T. PIERCE BROWN
I do not usually write articles primarily for preachers and teachers, for I leave that to more scholarly persons. However, since I have been listening to preachers for about 65 years that I can remember, some suggestions may be worthwhile. It is my judgment that those of us who write and speak refer to different words as synonyms when it would sometimes be more accurate and profitable to describe them in different ways. We have often heard preachers say that “church” and “kingdom” are synonyms. They are not. It is true that the term “church” and the term “kingdom” refer to the same group of persons when we are talking about those who are saved in this age, but the term “church” means “the called out ones” and the term “kingdom” means “under the rule of a king.” They may refer to the same group, but they do not mean the same thing, and are therefore not synonyms.
The terms “elder,” “bishop,” “pastor” are not synonyms. They are all terms that are properly applied to the same group of persons in the church, but they do not mean the same thing.
It is my considered judgment that when the Holy Spirit led the writer to use a specific word, instead of another word, which many scholars such as Thayer or Vine, may call synonyms, the Holy Spirit used that specific word because He wanted to emphasize something that the other word would not do as well. It is disturbing if a Greek scholar as renowned as Johann Winer, A. T. Robertson, or any other person, suggests that the inspired writer should have used another expression or word instead of the one he used. Rather, we should try to find why he used that particular one instead of another, which may be, called a synonym and may mean approximately the same thing in some circumstances.
J. Gresham Machen, in his New Testament Greek for beginners, page 81, gives the meaning of “epistrepho” and “hupostrepho” as being “I return.” I checked Thayer and Vine and got the impression that they indicated that the words were synonyms, as Thayer says one of the meanings is “I return.” When I checked the 36 references in the New Testament where “hupostrepho” is used, and the 39 references where “epistrepho” is used, it seems clear that they are not synonyms. Note carefully: both words may be used to refer to the same thing, just as “chair” may be called “furniture” and “table” may be called “furniture,” but “table” and “chair” are not synonyms.
In most cases, it is clear that when “hupostrepho” is used, the emphasis is on turning back to a place or circumstance that one previously occupied. When “epistrepho” is used, although one might be turning back to a previous condition, that is not the emphasis, but simply an incidental thought. For example, I might say, “Let us now turn to (or go into) the kitchen.” The fact that we had been in the kitchen before, or even had just come out of it would not be evidenced if I used the word “epistrepho” in reference to turning to it. The word “hupostrepho” in this connection would be used if I wanted to emphasize that we were returning to where we had been before. In both cases, regardless of which word is used, we might be returning to where we had been before. That does not mean, however, that the words mean the same thing or are synonyms.
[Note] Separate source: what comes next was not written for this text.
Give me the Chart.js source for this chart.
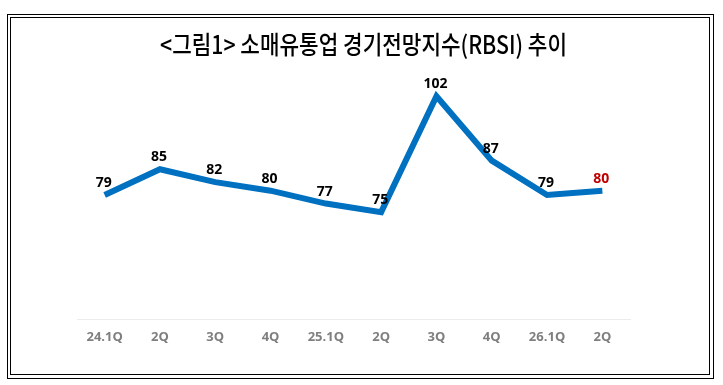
<!DOCTYPE html>
<html><head><meta charset="utf-8">
<script src="https://cdn.jsdelivr.net/npm/chart.js@4"></script>
<style>html,body{margin:0;padding:0;background:#fff;}canvas{display:block;}</style>
</head><body>
<canvas id="c" width="723" height="385"></canvas>
<script>
const titleText = '<그림1> 소매유통업 경기전망지수(RBSI) 추이';
const categories = ['24.1Q','2Q','3Q','4Q','25.1Q','2Q','3Q','4Q','26.1Q','2Q'];
const rbsiValues = [79, 85, 82, 80, 77, 75, 102, 87, 79, 80];
const labelColors = ['#000','#000','#000','#000','#000','#000','#000','#000','#000','#c00000'];

const framePlugin = {
  id: 'frame',
  beforeDraw(chart) {
    const ctx = chart.ctx;
    ctx.save();
    ctx.fillStyle = '#fff';
    ctx.fillRect(0, 0, chart.width, chart.height);
    ctx.strokeStyle = '#000';
    ctx.lineWidth = 1;
    ctx.strokeRect(7.5, 14.5, 706, 364);
    ctx.strokeRect(10.5, 17.5, 699, 357);
    ctx.font = '500 25px "Noto Sans CJK KR"';
    ctx.fillStyle = '#000';
    ctx.textBaseline = 'middle';
    ctx.textAlign = 'left';
    const w = ctx.measureText(titleText).width;
    const sx = 407 / w;
    ctx.translate(160, 44);
    ctx.scale(sx, 1);
    ctx.fillText(titleText, 0, 0);
    ctx.restore();
  },
  afterDatasetsDraw(chart) {
    const ctx = chart.ctx;
    const meta = chart.getDatasetMeta(0);
    ctx.save();
    ctx.font = 'bold 14px "Open Sans"';
    ctx.textAlign = 'center';
    ctx.textBaseline = 'middle';
    meta.data.forEach((pt, i) => {
      ctx.fillStyle = labelColors[i];
      ctx.fillText(String(rbsiValues[i]), pt.x - 1, pt.y - 12);
    });
    ctx.restore();
  }
};

new Chart(document.getElementById('c'), {
  type: 'line',
  data: {
    labels: categories,
    datasets: [{
      data: rbsiValues,
      borderColor: '#0070c0',
      borderWidth: 6,
      pointRadius: 0,
      tension: 0,
      fill: false,
      borderJoinStyle: 'miter',
      borderCapStyle: 'butt'
    }]
  },
  options: {
    responsive: false,
    animation: false,
    layout: { padding: { left: 77, right: 93, top: 62, bottom: 30 } },
    plugins: { legend: { display: false }, tooltip: { enabled: false }, title: { display: false } },
    scales: {
      x: {
        offset: true,
        grid: { display: false, drawTicks: false },
        border: { display: true, color: '#ececec', width: 1 },
        ticks: { color: '#7f7f7f', font: { family: '"Open Sans"', size: 13, weight: 'bold' }, padding: 10, maxRotation: 0, autoSkip: false }
      },
      y: {
        display: false,
        min: 50, max: 110
      }
    }
  },
  plugins: [framePlugin]
});
</script>
</body></html>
One might assume that since Matthew12:44says, “I will return (epistrepho) unto my house whence I came out” and Luke11:24says, “I will return (hupostrepho) unto my house whence I came out” that the words must mean the same thing, and therefore be synonyms. That does not necessarily follow. My suggestion is that Matthew is simply indicating that since the unclean spirit is going to turn in some direction, he is going to turn to his house. Since it is the one from whence he came out, it is proper to translate it “return.” However, the word “return” is not discovered from, or indicated by, “epistrepho” but from the context and the fact that he had been there before. When the word “hupostrepho” is used in Luke, one would not need the expression “whence I came out” to understand that he had been there before, for the meaning is inherent in the term itself.
So, “epistrepho” may involve returning to where one was before, or it may not. When it is used, that is not the emphasis, but an incidental factor, if it is there at all. However, “hupostrepho” always involves returning to a former position or condition. That fact may not be particularly important, but this article is not about those words. It is about the principle illustrated by those kinds of words and how scholars and others speak of them. We should always check the Bible usage of all terms, and not just take the supposition of some scholar. Also, we should try to use words with the greatest precision possible and know the presuppositions of the author as well as we can. My presupposition is that when the Holy Spirit used a particular word, He probably had a good reason to use that word instead of another, and we would do well to try to discover the possible reason for that use instead of assuming that it was a mere accident, or that another word would have expressed as accurately what He wanted us to know.
It is possible that we might find one of the writers using an aorist tense to express a thought, when another writer used an imperfect. We should not assume that one made a mistake, or that the aorist and imperfect are interchangeable. We should rather conclude that the Holy Spirit wanted one writer to emphasize the action as a whole, and the other to emphasize its progressive nature.